| Problem details |
All of the lines below are to be printed again exactly; images are excluded from the output.

| Given data |

────────────────────────────────────────

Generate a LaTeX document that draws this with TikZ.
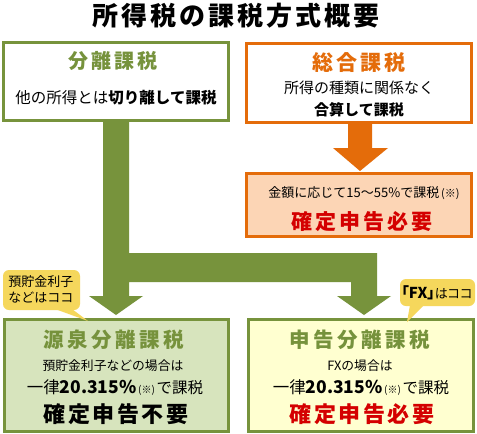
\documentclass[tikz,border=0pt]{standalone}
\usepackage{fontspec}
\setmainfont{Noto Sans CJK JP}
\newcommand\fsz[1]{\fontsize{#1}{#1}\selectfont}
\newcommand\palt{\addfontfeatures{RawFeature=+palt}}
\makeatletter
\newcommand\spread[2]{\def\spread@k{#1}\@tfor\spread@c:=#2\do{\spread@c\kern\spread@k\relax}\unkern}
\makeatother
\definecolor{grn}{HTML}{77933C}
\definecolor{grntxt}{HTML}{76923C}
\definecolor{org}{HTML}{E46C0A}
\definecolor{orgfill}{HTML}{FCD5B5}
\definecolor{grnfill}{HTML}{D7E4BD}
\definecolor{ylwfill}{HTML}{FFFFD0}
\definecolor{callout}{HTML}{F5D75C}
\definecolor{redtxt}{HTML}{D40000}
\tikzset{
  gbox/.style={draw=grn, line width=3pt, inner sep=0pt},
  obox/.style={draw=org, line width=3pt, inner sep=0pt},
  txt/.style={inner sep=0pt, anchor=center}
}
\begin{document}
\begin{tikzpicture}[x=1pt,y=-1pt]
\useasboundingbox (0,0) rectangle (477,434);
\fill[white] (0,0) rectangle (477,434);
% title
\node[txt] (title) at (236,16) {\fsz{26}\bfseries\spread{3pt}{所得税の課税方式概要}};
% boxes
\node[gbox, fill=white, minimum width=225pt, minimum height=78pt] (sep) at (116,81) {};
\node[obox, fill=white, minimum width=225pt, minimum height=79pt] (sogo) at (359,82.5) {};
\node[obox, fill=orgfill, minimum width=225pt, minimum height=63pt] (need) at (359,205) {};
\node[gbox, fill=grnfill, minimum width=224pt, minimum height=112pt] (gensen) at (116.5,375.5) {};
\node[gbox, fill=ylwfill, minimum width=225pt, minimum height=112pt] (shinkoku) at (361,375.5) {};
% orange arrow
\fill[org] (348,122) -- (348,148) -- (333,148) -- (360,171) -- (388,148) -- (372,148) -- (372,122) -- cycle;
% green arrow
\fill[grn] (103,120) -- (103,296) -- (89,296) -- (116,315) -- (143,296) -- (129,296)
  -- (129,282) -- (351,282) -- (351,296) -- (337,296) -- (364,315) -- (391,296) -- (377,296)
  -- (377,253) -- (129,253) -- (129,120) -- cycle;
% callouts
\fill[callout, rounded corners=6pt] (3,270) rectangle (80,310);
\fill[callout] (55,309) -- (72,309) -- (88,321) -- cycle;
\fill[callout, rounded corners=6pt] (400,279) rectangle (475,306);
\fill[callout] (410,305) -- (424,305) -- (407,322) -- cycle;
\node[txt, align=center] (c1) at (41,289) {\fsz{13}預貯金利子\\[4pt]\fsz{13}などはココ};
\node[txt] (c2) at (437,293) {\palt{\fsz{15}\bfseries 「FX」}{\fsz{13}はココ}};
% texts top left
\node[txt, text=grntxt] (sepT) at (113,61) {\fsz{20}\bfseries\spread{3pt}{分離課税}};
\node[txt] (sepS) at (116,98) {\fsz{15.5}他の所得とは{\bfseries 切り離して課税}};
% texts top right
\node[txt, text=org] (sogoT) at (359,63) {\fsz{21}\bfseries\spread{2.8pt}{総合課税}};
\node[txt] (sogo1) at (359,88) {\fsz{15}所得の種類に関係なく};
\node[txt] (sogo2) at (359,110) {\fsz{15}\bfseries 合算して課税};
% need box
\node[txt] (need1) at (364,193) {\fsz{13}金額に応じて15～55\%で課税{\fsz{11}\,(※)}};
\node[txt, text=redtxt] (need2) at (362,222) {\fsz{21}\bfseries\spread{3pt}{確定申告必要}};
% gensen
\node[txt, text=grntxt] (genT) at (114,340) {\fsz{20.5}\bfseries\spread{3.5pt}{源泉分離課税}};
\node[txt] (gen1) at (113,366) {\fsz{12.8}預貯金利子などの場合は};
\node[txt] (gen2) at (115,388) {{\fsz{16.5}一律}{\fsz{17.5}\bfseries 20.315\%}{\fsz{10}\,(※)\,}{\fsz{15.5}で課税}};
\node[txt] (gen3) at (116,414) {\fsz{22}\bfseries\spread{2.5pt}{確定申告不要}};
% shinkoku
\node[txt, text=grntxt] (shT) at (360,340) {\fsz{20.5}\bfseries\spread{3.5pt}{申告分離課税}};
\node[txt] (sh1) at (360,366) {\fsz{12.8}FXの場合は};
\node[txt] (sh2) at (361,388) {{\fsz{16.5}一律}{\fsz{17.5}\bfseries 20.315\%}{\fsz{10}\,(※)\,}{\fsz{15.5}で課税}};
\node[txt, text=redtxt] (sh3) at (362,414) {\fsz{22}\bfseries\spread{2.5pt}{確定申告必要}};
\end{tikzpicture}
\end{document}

────────────────────────────────────────

| Solution for this task |
Generate a LaTeX document that draws this with TikZ.
\documentclass[tikz,border=0pt]{standalone}
\usepackage{fontspec}
\setmainfont{Noto Sans CJK JP}
\newcommand\fsz[1]{\fontsize{#1}{#1}\selectfont}
\newcommand\palt{\addfontfeatures{RawFeature=+palt}}
\makeatletter
\newcommand\spread[2]{\def\spread@k{#1}\@tfor\spread@c:=#2\do{\spread@c\kern\spread@k\relax}\unkern}
\makeatother
\definecolor{grn}{HTML}{77933C}
\definecolor{grntxt}{HTML}{76923C}
\definecolor{org}{HTML}{E46C0A}
\definecolor{orgfill}{HTML}{FCD5B5}
\definecolor{grnfill}{HTML}{D7E4BD}
\definecolor{ylwfill}{HTML}{FFFFD0}
\definecolor{callout}{HTML}{F5D75C}
\definecolor{redtxt}{HTML}{D40000}
\tikzset{
  gbox/.style={draw=grn, line width=3pt, inner sep=0pt},
  obox/.style={draw=org, line width=3pt, inner sep=0pt},
  txt/.style={inner sep=0pt, anchor=center}
}
\begin{document}
\begin{tikzpicture}[x=1pt,y=-1pt]
\useasboundingbox (0,0) rectangle (477,434);
\fill[white] (0,0) rectangle (477,434);
% title
\node[txt] (title) at (236,16) {\fsz{26}\bfseries\spread{3pt}{所得税の課税方式概要}};
% boxes
\node[gbox, fill=white, minimum width=225pt, minimum height=78pt] (sep) at (116,81) {};
\node[obox, fill=white, minimum width=225pt, minimum height=79pt] (sogo) at (359,82.5) {};
\node[obox, fill=orgfill, minimum width=225pt, minimum height=63pt] (need) at (359,205) {};
\node[gbox, fill=grnfill, minimum width=224pt, minimum height=112pt] (gensen) at (116.5,375.5) {};
\node[gbox, fill=ylwfill, minimum width=225pt, minimum height=112pt] (shinkoku) at (361,375.5) {};
% orange arrow
\fill[org] (348,122) -- (348,148) -- (333,148) -- (360,171) -- (388,148) -- (372,148) -- (372,122) -- cycle;
% green arrow
\fill[grn] (103,120) -- (103,296) -- (89,296) -- (116,315) -- (143,296) -- (129,296)
  -- (129,282) -- (351,282) -- (351,296) -- (337,296) -- (364,315) -- (391,296) -- (377,296)
  -- (377,253) -- (129,253) -- (129,120) -- cycle;
% callouts
\fill[callout, rounded corners=6pt] (3,270) rectangle (80,310);
\fill[callout] (55,309) -- (72,309) -- (88,321) -- cycle;
\fill[callout, rounded corners=6pt] (400,279) rectangle (475,306);
\fill[callout] (410,305) -- (424,305) -- (407,322) -- cycle;
\node[txt, align=center] (c1) at (41,289) {\fsz{13}預貯金利子\\[4pt]\fsz{13}などはココ};
\node[txt] (c2) at (437,293) {\palt{\fsz{15}\bfseries 「FX」}{\fsz{13}はココ}};
% texts top left
\node[txt, text=grntxt] (sepT) at (113,61) {\fsz{20}\bfseries\spread{3pt}{分離課税}};
\node[txt] (sepS) at (116,98) {\fsz{15.5}他の所得とは{\bfseries 切り離して課税}};
% texts top right
\node[txt, text=org] (sogoT) at (359,63) {\fsz{21}\bfseries\spread{2.8pt}{総合課税}};
\node[txt] (sogo1) at (359,88) {\fsz{15}所得の種類に関係なく};
\node[txt] (sogo2) at (359,110) {\fsz{15}\bfseries 合算して課税};
% need box
\node[txt] (need1) at (364,193) {\fsz{13}金額に応じて15～55\%で課税{\fsz{11}\,(※)}};
\node[txt, text=redtxt] (need2) at (362,222) {\fsz{21}\bfseries\spread{3pt}{確定申告必要}};
% gensen
\node[txt, text=grntxt] (genT) at (114,340) {\fsz{20.5}\bfseries\spread{3.5pt}{源泉分離課税}};
\node[txt] (gen1) at (113,366) {\fsz{12.8}預貯金利子などの場合は};
\node[txt] (gen2) at (115,388) {{\fsz{16.5}一律}{\fsz{17.5}\bfseries 20.315\%}{\fsz{10}\,(※)\,}{\fsz{15.5}で課税}};
\node[txt] (gen3) at (116,414) {\fsz{22}\bfseries\spread{2.5pt}{確定申告不要}};
% shinkoku
\node[txt, text=grntxt] (shT) at (360,340) {\fsz{20.5}\bfseries\spread{3.5pt}{申告分離課税}};
\node[txt] (sh1) at (360,366) {\fsz{12.8}FXの場合は};
\node[txt] (sh2) at (361,388) {{\fsz{16.5}一律}{\fsz{17.5}\bfseries 20.315\%}{\fsz{10}\,(※)\,}{\fsz{15.5}で課税}};
\node[txt, text=redtxt] (sh3) at (362,414) {\fsz{22}\bfseries\spread{2.5pt}{確定申告必要}};
\end{tikzpicture}
\end{document}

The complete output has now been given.